Thank you for your input :) The pyrethrin + neem spray I used twice seemed to have killed off the buggers, but I was in a hurry yesterday and didn't get them sprayed as planned. Today I found a few of the pesky buggers on the top fan leaves of the mother. The clones still seem completely free of them. The fact that the bugs appeared only near the light tells me that heat is a big factor for their well-being. I can confirm that Fly-traps work great, and they have gotten quite a few flies in a short period of time.
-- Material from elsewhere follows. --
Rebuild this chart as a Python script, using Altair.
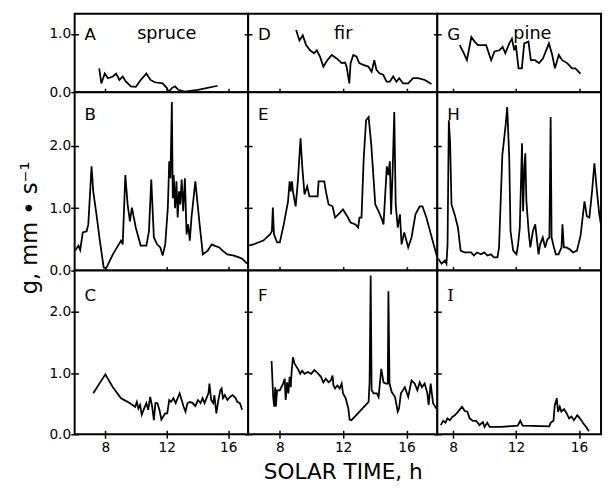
import altair as alt
import pandas as pd

# ---- data (solar time h, conductance mm/s) ----
A_t = [7.60, 7.74, 7.96, 8.17, 8.49, 8.70, 8.92, 9.13, 9.34, 9.66, 9.98, 10.30, 10.67, 10.94, 11.22, 11.73,
       12.01, 12.11, 12.33, 12.54, 12.75, 13.17, 14.03, 15.31]
A_g = [0.41, 0.15, 0.32, 0.24, 0.27, 0.32, 0.21, 0.27, 0.18, 0.10, 0.09, 0.21, 0.32, 0.21, 0.17, 0.15,
       0.07, 0.00, 0.07, 0.10, 0.04, 0.01, 0.04, 0.11]

B_t = [6.04, 6.25, 6.36, 6.53, 6.78, 6.89, 7.10, 7.21, 7.42, 7.64, 7.89, 8.06, 8.49, 9.02, 9.13, 9.30, 9.45,
       9.60, 9.73, 9.98, 10.30, 10.67, 10.84, 10.99, 11.16, 11.37, 11.58, 11.73, 11.90, 12.07, 12.16, 12.24,
       12.33, 12.39, 12.45, 12.54, 12.63, 12.71, 12.80, 12.88, 12.97, 13.07, 13.18, 13.29, 13.39, 13.50,
       13.61, 13.86, 14.14, 14.35, 14.67, 14.93, 15.10, 15.42, 15.63, 15.95, 16.38, 16.70, 16.91, 17.23]
B_g = [0.32, 0.40, 0.33, 0.61, 0.63, 0.74, 1.67, 1.27, 0.90, 0.48, 0.05, 0.04, 0.26, 0.48, 0.42, 1.53, 1.06,
       0.79, 1.01, 0.69, 0.40, 0.40, 0.63, 1.46, 0.53, 0.42, 0.37, 0.24, 0.42, 1.01, 1.75, 1.48,
       2.70, 1.16, 1.53, 1.00, 1.43, 0.85, 1.27, 1.06, 1.46, 0.95, 1.48, 0.58, 0.74, 0.48,
       0.85, 1.43, 0.74, 0.26, 0.32, 0.42, 0.40, 0.37, 0.32, 0.26, 0.24, 0.21, 0.19, 0.11]

C_t = [7.21, 8.00, 8.49, 9.02, 9.45, 9.77, 9.94, 10.05, 10.15, 10.26, 10.37, 10.52, 10.67, 10.79, 10.92,
       11.05, 11.16, 11.26, 11.39, 11.52, 11.65, 11.77, 11.90, 12.03, 12.16, 12.28, 12.43, 12.58, 12.71,
       12.84, 12.97, 13.10, 13.22, 13.35, 13.52, 13.69, 13.86, 14.03, 14.20, 14.33, 14.46, 14.59, 14.72,
       14.78, 14.89, 15.02, 15.10, 15.23, 15.36, 15.49, 15.57, 15.66, 15.78, 15.95, 16.12, 16.29, 16.49,
       16.59, 16.76, 16.91]
C_g = [0.67, 0.98, 0.77, 0.59, 0.53, 0.48, 0.45, 0.53, 0.42, 0.48, 0.32, 0.42, 0.51, 0.40, 0.61,
       0.45, 0.23, 0.51, 0.51, 0.40, 0.24, 0.29, 0.34, 0.34, 0.56, 0.53, 0.59, 0.51, 0.59,
       0.67, 0.56, 0.45, 0.37, 0.51, 0.53, 0.51, 0.46, 0.56, 0.51, 0.59, 0.51, 0.59, 0.68,
       0.83, 0.56, 0.51, 0.64, 0.34, 0.56, 0.72, 0.75, 0.59, 0.64, 0.56, 0.61, 0.64, 0.59,
       0.53, 0.51, 0.40]

D_t = [9.03, 9.24, 9.45, 9.66, 9.91, 10.16, 10.33, 10.54, 10.75, 11.00, 11.28, 11.59, 11.91, 12.12, 12.22,
       12.39, 12.47, 12.64, 12.85, 13.02, 13.27, 13.59, 13.80, 13.97, 14.11, 14.32, 14.53, 14.74, 14.95,
       15.16, 15.37, 15.54, 15.79, 16.11, 16.42, 16.74, 17.16, 17.58]
D_g = [1.07, 0.89, 0.98, 0.81, 0.72, 0.67, 0.72, 0.61, 0.44, 0.55, 0.64, 0.58, 0.50, 0.51, 0.44,
       0.15, 0.50, 0.64, 0.61, 0.50, 0.47, 0.44, 0.35, 0.55, 0.38, 0.32, 0.30, 0.18, 0.18,
       0.27, 0.18, 0.24, 0.15, 0.15, 0.24, 0.24, 0.21, 0.14]

E_t = [6.00, 6.34, 6.96, 7.38, 7.50, 7.56, 7.63, 7.83, 8.00, 8.25, 8.52, 8.62, 8.69, 8.77, 8.83, 9.00, 9.14,
       9.31, 9.41, 9.56, 9.73, 9.87, 10.18, 10.39, 10.45, 10.81, 10.91, 11.08, 11.33, 11.49, 11.70, 11.99,
       12.26, 12.47, 12.78, 12.95, 13.03, 13.16, 13.30, 13.45, 13.61, 13.78, 14.03, 14.24, 14.45, 14.55,
       14.76, 14.86, 14.95, 15.03, 15.13, 15.23, 15.32, 15.45, 15.59, 15.69, 15.86, 16.11, 16.32, 16.57,
       16.84, 17.01, 17.26, 17.46, 17.77, 17.94]
E_g = [0.40, 0.42, 0.48, 0.58, 0.63, 1.01, 0.58, 0.45, 0.45, 0.74, 1.11, 1.43, 1.27, 1.43, 1.27, 1.03, 1.43,
       2.12, 1.69, 1.22, 1.35, 1.19, 1.19, 1.19, 1.43, 1.43, 1.27, 1.06, 1.03, 0.85, 0.90, 0.98,
       0.87, 0.77, 0.74, 0.69, 0.85, 0.85, 1.80, 2.41, 2.46, 2.01, 1.06, 0.95, 0.82, 0.74,
       1.67, 1.53, 1.75, 0.90, 1.61, 2.54, 1.06, 0.69, 0.90, 0.42, 0.61, 0.37, 0.53, 0.90,
       1.03, 1.03, 0.85, 0.66, 0.37, 0.21]

F_t = [7.48, 7.58, 7.65, 7.71, 7.75, 7.83, 8.00, 8.21, 8.31, 8.37, 8.46, 8.54, 8.62, 8.69, 8.75, 8.83, 8.94,
       9.14, 9.29, 9.41, 9.56, 9.77, 9.98, 10.18, 10.39, 10.60, 10.75, 10.91, 11.08, 11.22, 11.33, 11.39,
       11.49, 11.64, 11.78, 11.91, 11.99, 12.16, 12.33, 12.41, 12.53, 13.61, 13.67, 13.74, 13.80, 13.93,
       14.13, 14.24, 14.41, 14.55, 14.70, 14.82, 14.86, 14.93, 15.07, 15.28, 15.45, 15.53, 15.65, 15.90,
       16.11, 16.32, 16.52, 16.69, 16.84, 16.98, 17.15, 17.32, 17.40, 17.53, 17.68, 17.89]
F_g = [1.20, 0.61, 0.45, 0.77, 0.45, 0.72, 0.72, 0.83, 0.91, 0.56, 0.85, 0.67, 0.94, 0.77, 1.04, 1.26, 1.15,
       1.07, 0.99, 1.04, 0.99, 1.02, 0.99, 1.05, 1.00, 0.94, 0.85, 0.91, 0.85, 0.88, 0.96, 0.80,
       0.75, 0.80, 0.75, 0.83, 0.67, 0.59, 0.42, 0.24, 0.23, 0.53, 0.85, 2.60, 0.72, 0.67,
       0.67, 0.61, 1.07, 0.85, 0.83, 0.83, 2.34, 0.83, 0.69, 0.61, 0.37, 0.42, 0.67, 0.77,
       0.61, 0.88, 0.83, 0.72, 0.85, 0.77, 0.83, 0.67, 0.48, 0.83, 0.51, 0.42]

G_t = [8.42, 8.63, 8.88, 9.16, 9.37, 9.58, 10.10, 10.42, 10.63, 10.94, 11.15, 11.32, 11.57, 11.74, 11.89,
       11.99, 12.16, 12.37, 12.52, 12.79, 12.94, 13.21, 13.46, 13.71, 14.09, 14.30, 14.47, 14.72, 14.93,
       15.25, 15.56, 15.77, 16.09]
G_g = [0.81, 0.70, 0.55, 0.95, 0.87, 0.81, 0.81, 0.55, 0.70, 0.72, 0.78, 0.67, 0.84, 0.92, 0.72,
       0.81, 0.41, 0.41, 0.84, 0.87, 0.55, 0.55, 0.50, 0.58, 0.84, 0.64, 0.41, 0.64, 0.55,
       0.50, 0.41, 0.41, 0.32]

H_t = [7.06, 7.27, 7.48, 7.58, 7.65, 7.73, 7.81, 7.90, 8.10, 8.31, 8.48, 8.73, 9.15, 9.32, 9.52, 9.77, 9.98,
       10.19, 10.40, 10.61, 10.82, 10.92, 11.13, 11.34, 11.44, 11.57, 11.65, 11.82, 12.03, 12.13, 12.24,
       12.38, 12.45, 12.53, 12.59, 12.66, 12.80, 12.91, 13.07, 13.22, 13.43, 13.53, 13.70, 13.85, 13.99,
       14.12, 14.20, 14.26, 14.41, 14.53, 14.70, 14.89, 14.95, 15.04, 15.20, 15.41, 15.62, 15.87, 16.10,
       16.35, 16.50, 16.66, 16.83, 16.98, 17.14, 17.29, 17.50]
H_g = [0.19, 0.11, 0.16, 0.11, 0.42, 2.41, 2.06, 1.06, 0.90, 0.69, 0.32, 0.29, 0.29, 0.24, 0.29, 0.26, 0.29,
       0.24, 0.26, 0.21, 0.21, 0.37, 1.85, 2.33, 2.62, 1.80, 0.63, 0.32, 0.26, 0.42, 0.69,
       2.04, 0.95, 1.64, 1.88, 1.11, 0.63, 0.37, 0.63, 0.74, 0.26, 0.42, 0.53, 0.37, 0.50,
       0.53, 2.46, 0.53, 0.37, 0.26, 0.26, 0.37, 0.74, 0.37, 0.37, 0.34, 0.29, 0.32, 0.56,
       1.11, 0.87, 0.85, 1.27, 1.72, 1.27, 0.90, 0.58]

I_t = [7.22, 7.37, 7.52, 7.64, 7.79, 7.94, 8.11, 8.32, 8.57, 8.74, 8.91, 9.05, 9.26, 9.47, 9.68, 9.89, 10.00,
       10.17, 10.32, 11.05, 12.11, 12.27, 12.42, 14.11, 14.21, 14.38, 14.46, 14.59, 14.67, 14.78, 14.88,
       15.05, 15.22, 15.37, 15.52, 15.68, 15.89, 16.06, 16.27, 16.48, 16.63]
I_g = [0.15, 0.22, 0.19, 0.26, 0.23, 0.28, 0.31, 0.37, 0.45, 0.38, 0.37, 0.26, 0.22, 0.22, 0.15, 0.20, 0.12,
       0.19, 0.12, 0.12, 0.14, 0.22, 0.14, 0.13, 0.19, 0.22, 0.47, 0.59, 0.37, 0.45, 0.37,
       0.41, 0.34, 0.26, 0.29, 0.23, 0.31, 0.26, 0.18, 0.11, 0.05]

letters = [["A", "D", "G"], ["B", "E", "H"], ["C", "F", "I"]]
species = ["spruce", "fir", "pine"]
series = [[(A_t, A_g), (D_t, D_g), (G_t, G_g)],
          [(B_t, B_g), (E_t, E_g), (H_t, H_g)],
          [(C_t, C_g), (F_t, F_g), (I_t, I_g)]]

x_ticks = [8, 12, 16]
y_ticks = [[0, 1], [0, 1, 2], [0, 1, 2]]
col_domains = [[6, 17.3], [6, 17.95], [7, 17.4]]
row_domains = [[0, 1.35], [0, 2.86], [0, 2.68]]
col_widths = [177, 193, 167]
row_heights = [80, 182, 167]
letter_y = [27, 28, 31]
species_x = [94, 97, 97]

FONT = "DejaVu Sans"


def panel(r, c):
    t, g = series[r][c]
    df = pd.DataFrame({"t": t, "g": g})
    xkw = dict(values=x_ticks, format="d", labels=(r == 2), tickSize=8, offset=-4, domain=False,
               grid=False, labelFontSize=14, labelPadding=3, tickColor="black", tickWidth=1.5,
               labelColor="black", labelFont=FONT)
    if r == 2 and c == 1:
        xkw.update(titleFontSize=22, titlePadding=7, titleFont=FONT, titleFontWeight="normal",
                   titleColor="black")
        xtitle = "SOLAR TIME, h"
    else:
        xtitle = None
    ykw = dict(values=y_ticks[r], format=".1f", labels=(c == 0), tickSize=8, offset=-4, domain=False,
               grid=False, labelFontSize=14, labelPadding=0, tickColor="black", tickWidth=1.5,
               labelColor="black", labelFont=FONT)
    if r == 1 and c == 0:
        ykw.update(titleFontSize=23, titlePadding=8, titleFont=FONT, titleFontWeight="normal",
                   titleColor="black", titleY=138)
        ytitle = "g,  mm • s⁻¹"
    else:
        ytitle = None
    line = alt.Chart(df).mark_line(color="black", strokeWidth=1.8, clip=True).encode(
        x=alt.X("t:Q", scale=alt.Scale(domain=col_domains[c], nice=False, zero=False),
                axis=alt.Axis(**xkw), title=xtitle),
        y=alt.Y("g:Q", scale=alt.Scale(domain=row_domains[r], nice=False),
                axis=alt.Axis(**ykw), title=ytitle),
    )
    lab = alt.Chart(pd.DataFrame({"lab": [letters[r][c]]})).mark_text(
        align="left", baseline="alphabetic", fontSize=17,
        font=("DejaVu Serif" if letters[r][c] == "I" else FONT), color="black"
    ).encode(text="lab:N", x=alt.value(10), y=alt.value(letter_y[r]))
    layers = [line, lab]
    if r == 0:
        sp = alt.Chart(pd.DataFrame({"sp": [species[c]]})).mark_text(
            align="center", baseline="alphabetic", fontSize=18, font=FONT, color="black"
        ).encode(text="sp:N", x=alt.value(species_x[c]), y=alt.value(26))
        layers.append(sp)
    return alt.layer(*layers).properties(
        width=col_widths[c], height=row_heights[r],
        view=alt.ViewBackground(stroke="black", strokeWidth=2, fill="white"),
    )


panels = [panel(r, c) for r in range(3) for c in range(3)]

chart = alt.concat(*panels, columns=3, spacing=0, bounds="flush").resolve_scale(
    x="independent", y="independent"
).properties(
    padding={"left": 9, "top": 0, "right": 0, "bottom": 0}
).configure_view(
    stroke="black", strokeWidth=2
).configure(font=FONT)

chart.save("out.html", embed_options={"renderer": "svg", "actions": False})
I sprayed them again today and will do so again every two days for the next week. That and an added intake filter should hopefully take care of the problem. If not, I will have to try biological as Granger mentioned.
 
Take a mosquito dunk, crumble it up and let it soak in a few gallons of water for a couple days. Water your plants with this water a couple times and you should be able to stop the life cycle of the flies. You can also crumble up mosquito dunks when mixing up soil and have them work as a preventative pest control.
 

Treetroit City

Moderately Super
Veteran
Take a mosquito dunk, crumble it up and let it soak in a few gallons of water for a couple days. Water your plants with this water a couple times and you should be able to stop the life cycle of the flies. You can also crumble up mosquito dunks when mixing up soil and have them work as a preventative pest control.

OP is talking about whiteflies, which lay eggs on the undersides of leaves. How is bti in the soil going to help with that?

If we were talking about fungus gnats, which lay larvae in the soil you're method would be valid.
 
OP is talking about whiteflies, which lay eggs on the undersides of leaves. How is bti in the soil going to help with that?

If we were talking about fungus gnats, which lay larvae in the soil you're method would be valid.

You are correct. I should be a bit more awake before i offer advice. :)

Op, try spinosad, it kills most insects that go thru a larvae stage and it is a bacterial solution instead of a chemical pesticide.
 

Sam_Skunkman

"RESIN BREEDER"
Moderator
Veteran
Delphastus catalinae (predatory beetle)

*Encarsia Formosa (parasitic wasp)

Eretmocerus eremicus (parasitic wasp)

Amblydromalus limonicus (predatory mite) (also known as Typhlodromalus limonicus)

Macrolophus pygmaeus (formerly known as Macrolophus caliginosus) (predatory bug)

Verticillium lecanii (entomopathogenic fungus)

*Amblyseius swirskii (predatory mite)

I have used Encarsia Formosa and Amblyseius swirskii and gotten rid of all white flies, 100%, this was on hundreds of really big plants in a greenhouse. I was also using lacewings and lady bugs and yellow sticky traps. It did take time, prevention is easier. If you see one whitefly, you are late with prevention bio-controls. I have used Verticillium lecanii in vegetative state as it requires high humidity to be effective. Not for flowering Cannabis. Amblyseius swirskii is not affected by diapause and can be used during flowering.